The most sophisticated villain names work on multiple levels. "Voldemort" means "flight from death" in French. "Moriarty" is a real Irish name meaning "sea worthy" but sounds sinister in English. "Cruella de Vil" is almost absurdly literal. The best villain names reward close reading while working purely on sound for casual readers.
Not all effective villain names are phonetically dark. The most unsettling villains sometimes carry deliberately ordinary names: Hannibal Lecter, Annie Wilkes, Norman Bates. The contrast between the mundane name and the monstrous person creates a different kind of horror than the obviously evil name.
Naming tips
Use harder consonants and darker vowels
Where hero names favor l, m, n, and open vowels, villain names benefit from k, v, z, x, and the back vowels o and u. Compare "Lily" to "Draco," "Sam" to "Sauron." The phonetic contrast is part of the narrative contrast.

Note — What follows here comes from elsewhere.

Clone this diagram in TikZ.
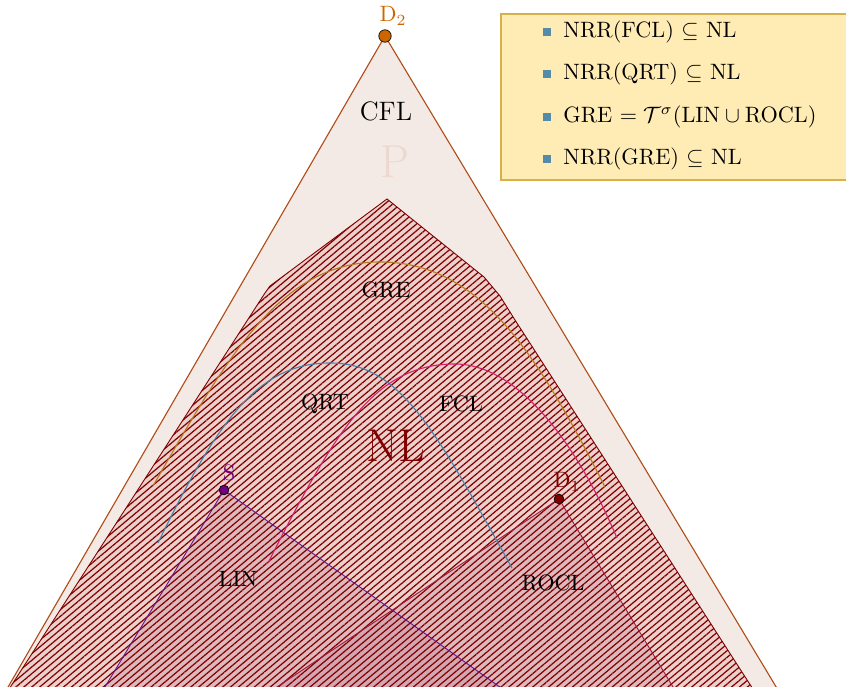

Make the name longer than the hero's
Villain names are often more elaborate, more formal, and harder to say than hero names. This asymmetry creates an inherent power imbalance in the reader's mind. "Voldemort" has three syllables to "Harry's" two.
Consider the "ordinary name" villain
Sometimes the scariest villain name is the most normal one. A serial killer named "John" is terrifying precisely because the name offers no warning. Reserve this technique for villains whose normalcy IS the horror.